■ **THE REQUEST**:
Pictures must not be retyped. Return exactly the lines from the one with "Give me the" through the one with "4.9, 5.46, 6.06]", both included, and no others.

··· SOURCE RECORDS

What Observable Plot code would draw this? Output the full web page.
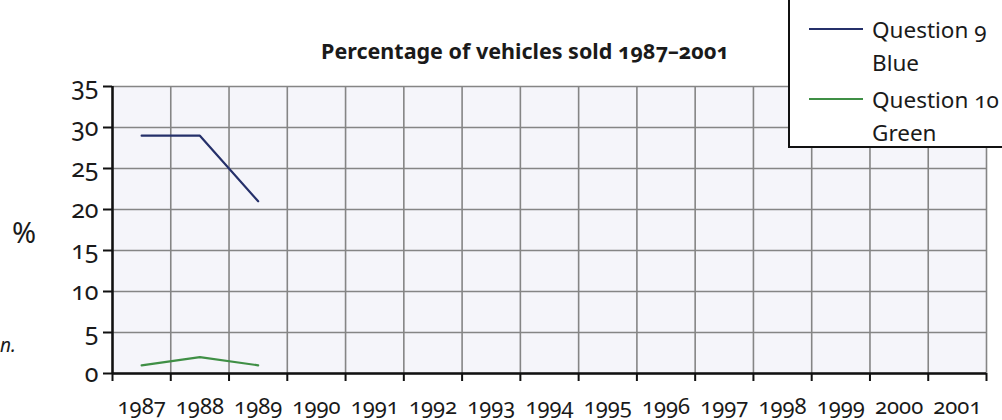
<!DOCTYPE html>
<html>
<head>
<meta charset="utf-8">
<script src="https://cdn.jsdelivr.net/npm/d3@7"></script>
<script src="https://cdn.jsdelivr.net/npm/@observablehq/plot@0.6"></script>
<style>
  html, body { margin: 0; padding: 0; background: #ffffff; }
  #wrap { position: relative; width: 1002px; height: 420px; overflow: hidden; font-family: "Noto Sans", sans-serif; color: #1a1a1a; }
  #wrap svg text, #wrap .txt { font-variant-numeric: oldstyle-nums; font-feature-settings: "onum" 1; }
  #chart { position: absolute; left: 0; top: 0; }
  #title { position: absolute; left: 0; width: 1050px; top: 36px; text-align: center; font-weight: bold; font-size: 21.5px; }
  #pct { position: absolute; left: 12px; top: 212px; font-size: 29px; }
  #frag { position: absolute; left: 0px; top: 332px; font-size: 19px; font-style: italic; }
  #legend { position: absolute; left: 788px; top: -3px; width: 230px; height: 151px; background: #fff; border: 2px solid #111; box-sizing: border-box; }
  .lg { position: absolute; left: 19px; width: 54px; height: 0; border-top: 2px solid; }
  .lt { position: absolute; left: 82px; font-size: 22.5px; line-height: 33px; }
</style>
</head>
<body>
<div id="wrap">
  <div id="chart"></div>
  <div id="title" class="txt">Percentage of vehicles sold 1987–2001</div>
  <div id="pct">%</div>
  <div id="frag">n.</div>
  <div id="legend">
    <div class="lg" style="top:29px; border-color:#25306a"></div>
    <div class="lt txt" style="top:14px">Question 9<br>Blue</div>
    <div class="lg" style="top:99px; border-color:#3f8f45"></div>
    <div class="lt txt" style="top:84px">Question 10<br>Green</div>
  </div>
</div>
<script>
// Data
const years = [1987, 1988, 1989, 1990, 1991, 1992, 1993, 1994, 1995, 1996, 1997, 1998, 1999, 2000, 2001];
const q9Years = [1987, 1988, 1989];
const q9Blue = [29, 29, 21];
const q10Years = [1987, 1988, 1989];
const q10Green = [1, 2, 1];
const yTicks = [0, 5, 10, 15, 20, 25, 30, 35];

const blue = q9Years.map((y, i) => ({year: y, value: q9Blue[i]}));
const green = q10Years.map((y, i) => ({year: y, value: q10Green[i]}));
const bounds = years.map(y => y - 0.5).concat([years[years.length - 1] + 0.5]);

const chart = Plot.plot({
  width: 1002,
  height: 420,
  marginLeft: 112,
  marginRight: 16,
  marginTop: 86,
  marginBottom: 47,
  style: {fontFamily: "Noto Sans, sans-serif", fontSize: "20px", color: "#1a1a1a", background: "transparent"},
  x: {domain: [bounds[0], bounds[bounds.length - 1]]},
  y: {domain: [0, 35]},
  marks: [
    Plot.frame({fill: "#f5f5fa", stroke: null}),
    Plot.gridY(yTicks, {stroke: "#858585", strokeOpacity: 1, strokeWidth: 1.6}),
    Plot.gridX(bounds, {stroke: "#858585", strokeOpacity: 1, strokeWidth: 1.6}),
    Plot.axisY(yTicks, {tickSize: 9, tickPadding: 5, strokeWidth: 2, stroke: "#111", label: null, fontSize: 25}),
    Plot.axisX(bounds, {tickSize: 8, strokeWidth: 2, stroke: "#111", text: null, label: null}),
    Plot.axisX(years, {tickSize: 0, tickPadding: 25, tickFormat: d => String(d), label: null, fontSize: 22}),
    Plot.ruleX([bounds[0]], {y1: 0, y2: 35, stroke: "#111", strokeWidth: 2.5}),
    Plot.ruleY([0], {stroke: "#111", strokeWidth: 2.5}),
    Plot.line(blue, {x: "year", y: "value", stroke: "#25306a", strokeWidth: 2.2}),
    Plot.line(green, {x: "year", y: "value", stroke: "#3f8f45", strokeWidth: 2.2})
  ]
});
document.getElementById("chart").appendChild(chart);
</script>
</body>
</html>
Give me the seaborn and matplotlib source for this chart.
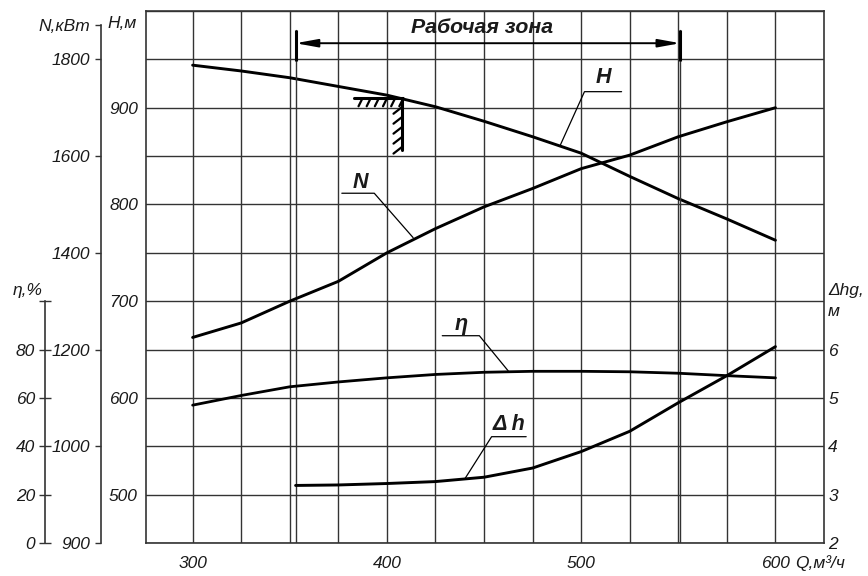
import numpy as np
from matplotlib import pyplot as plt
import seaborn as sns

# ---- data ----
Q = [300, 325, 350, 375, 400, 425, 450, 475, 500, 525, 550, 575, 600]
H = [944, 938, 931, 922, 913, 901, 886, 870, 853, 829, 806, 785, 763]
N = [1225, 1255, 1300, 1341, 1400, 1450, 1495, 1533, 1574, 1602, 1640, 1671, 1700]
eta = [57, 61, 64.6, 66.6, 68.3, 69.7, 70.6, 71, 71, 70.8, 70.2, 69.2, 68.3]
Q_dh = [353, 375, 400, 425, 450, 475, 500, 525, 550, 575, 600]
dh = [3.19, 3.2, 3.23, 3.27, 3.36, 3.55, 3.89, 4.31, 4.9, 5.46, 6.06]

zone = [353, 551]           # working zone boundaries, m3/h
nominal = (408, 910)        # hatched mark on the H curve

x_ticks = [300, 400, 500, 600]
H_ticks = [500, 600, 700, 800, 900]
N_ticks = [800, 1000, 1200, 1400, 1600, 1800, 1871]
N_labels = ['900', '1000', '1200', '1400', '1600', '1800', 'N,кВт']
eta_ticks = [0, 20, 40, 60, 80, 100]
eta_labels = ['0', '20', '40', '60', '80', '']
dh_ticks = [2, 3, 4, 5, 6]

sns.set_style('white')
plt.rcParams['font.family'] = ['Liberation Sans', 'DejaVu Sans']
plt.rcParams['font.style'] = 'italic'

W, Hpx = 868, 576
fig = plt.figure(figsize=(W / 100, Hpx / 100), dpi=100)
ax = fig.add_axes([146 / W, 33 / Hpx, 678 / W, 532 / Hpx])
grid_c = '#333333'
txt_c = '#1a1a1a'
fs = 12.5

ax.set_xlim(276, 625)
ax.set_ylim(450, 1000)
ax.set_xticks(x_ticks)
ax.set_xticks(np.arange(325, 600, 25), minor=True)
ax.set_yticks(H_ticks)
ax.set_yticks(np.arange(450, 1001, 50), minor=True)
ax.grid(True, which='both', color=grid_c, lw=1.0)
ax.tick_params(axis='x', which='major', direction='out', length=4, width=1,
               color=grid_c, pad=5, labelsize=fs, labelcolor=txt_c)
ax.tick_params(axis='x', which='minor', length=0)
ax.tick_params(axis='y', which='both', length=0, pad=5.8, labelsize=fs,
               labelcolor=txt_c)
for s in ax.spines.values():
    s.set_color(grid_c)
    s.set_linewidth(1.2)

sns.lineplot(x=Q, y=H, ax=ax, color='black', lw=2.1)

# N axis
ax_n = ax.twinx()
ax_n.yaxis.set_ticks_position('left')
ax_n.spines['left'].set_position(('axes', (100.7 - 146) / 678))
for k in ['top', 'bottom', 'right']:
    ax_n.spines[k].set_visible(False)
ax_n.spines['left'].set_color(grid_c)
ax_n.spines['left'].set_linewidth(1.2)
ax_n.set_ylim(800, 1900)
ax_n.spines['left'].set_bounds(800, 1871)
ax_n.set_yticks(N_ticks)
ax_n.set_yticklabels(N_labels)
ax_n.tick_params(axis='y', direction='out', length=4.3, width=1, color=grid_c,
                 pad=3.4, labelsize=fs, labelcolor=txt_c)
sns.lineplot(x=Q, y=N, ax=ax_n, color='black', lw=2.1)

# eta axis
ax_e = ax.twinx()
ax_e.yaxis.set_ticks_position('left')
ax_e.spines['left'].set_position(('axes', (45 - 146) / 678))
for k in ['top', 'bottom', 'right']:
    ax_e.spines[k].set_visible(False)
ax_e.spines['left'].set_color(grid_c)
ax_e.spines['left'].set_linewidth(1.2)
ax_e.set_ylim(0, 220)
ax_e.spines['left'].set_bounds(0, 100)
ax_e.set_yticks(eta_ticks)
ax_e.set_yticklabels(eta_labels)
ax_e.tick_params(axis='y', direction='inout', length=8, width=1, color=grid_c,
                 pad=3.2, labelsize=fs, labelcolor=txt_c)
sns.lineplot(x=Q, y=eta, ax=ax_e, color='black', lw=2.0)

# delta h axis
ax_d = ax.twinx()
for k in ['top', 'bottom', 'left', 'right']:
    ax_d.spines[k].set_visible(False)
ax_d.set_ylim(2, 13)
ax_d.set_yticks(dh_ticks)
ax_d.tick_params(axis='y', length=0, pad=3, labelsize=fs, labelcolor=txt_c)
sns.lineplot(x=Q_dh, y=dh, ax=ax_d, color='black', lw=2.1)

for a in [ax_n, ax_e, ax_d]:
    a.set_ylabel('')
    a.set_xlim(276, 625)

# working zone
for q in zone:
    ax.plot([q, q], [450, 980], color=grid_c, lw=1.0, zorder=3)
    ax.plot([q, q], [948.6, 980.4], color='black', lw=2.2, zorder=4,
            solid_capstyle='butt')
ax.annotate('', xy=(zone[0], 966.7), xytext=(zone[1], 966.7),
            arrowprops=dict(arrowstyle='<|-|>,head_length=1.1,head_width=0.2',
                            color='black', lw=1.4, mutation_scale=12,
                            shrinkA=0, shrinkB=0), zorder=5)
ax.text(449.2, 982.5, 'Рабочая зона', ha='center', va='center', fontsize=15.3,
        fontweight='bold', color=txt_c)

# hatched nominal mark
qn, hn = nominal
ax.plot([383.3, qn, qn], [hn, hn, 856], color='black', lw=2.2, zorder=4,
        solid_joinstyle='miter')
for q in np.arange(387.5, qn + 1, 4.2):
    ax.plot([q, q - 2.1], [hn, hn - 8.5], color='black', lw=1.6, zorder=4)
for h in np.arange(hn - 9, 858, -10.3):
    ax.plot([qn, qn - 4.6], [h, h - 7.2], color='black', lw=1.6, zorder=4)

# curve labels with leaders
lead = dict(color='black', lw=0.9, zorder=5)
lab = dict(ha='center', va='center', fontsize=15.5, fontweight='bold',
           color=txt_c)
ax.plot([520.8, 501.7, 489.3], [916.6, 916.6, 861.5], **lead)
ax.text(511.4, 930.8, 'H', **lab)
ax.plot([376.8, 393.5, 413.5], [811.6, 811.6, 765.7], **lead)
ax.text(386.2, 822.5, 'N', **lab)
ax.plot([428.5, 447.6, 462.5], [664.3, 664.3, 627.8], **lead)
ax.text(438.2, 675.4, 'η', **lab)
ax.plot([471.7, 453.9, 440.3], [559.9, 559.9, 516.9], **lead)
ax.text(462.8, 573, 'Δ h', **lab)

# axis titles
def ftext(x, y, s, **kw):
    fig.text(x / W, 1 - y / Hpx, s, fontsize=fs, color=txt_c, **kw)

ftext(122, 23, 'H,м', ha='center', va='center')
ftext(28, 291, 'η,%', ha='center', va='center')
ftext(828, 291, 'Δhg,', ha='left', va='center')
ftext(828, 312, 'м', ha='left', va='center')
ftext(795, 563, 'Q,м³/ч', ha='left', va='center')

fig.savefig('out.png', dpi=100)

······

■ **EXERCISE RESPONSE**:
Give me the seaborn and matplotlib source for this chart.
import numpy as np
from matplotlib import pyplot as plt
import seaborn as sns

# ---- data ----
Q = [300, 325, 350, 375, 400, 425, 450, 475, 500, 525, 550, 575, 600]
H = [944, 938, 931, 922, 913, 901, 886, 870, 853, 829, 806, 785, 763]
N = [1225, 1255, 1300, 1341, 1400, 1450, 1495, 1533, 1574, 1602, 1640, 1671, 1700]
eta = [57, 61, 64.6, 66.6, 68.3, 69.7, 70.6, 71, 71, 70.8, 70.2, 69.2, 68.3]
Q_dh = [353, 375, 400, 425, 450, 475, 500, 525, 550, 575, 600]
dh = [3.19, 3.2, 3.23, 3.27, 3.36, 3.55, 3.89, 4.31, 4.9, 5.46, 6.06]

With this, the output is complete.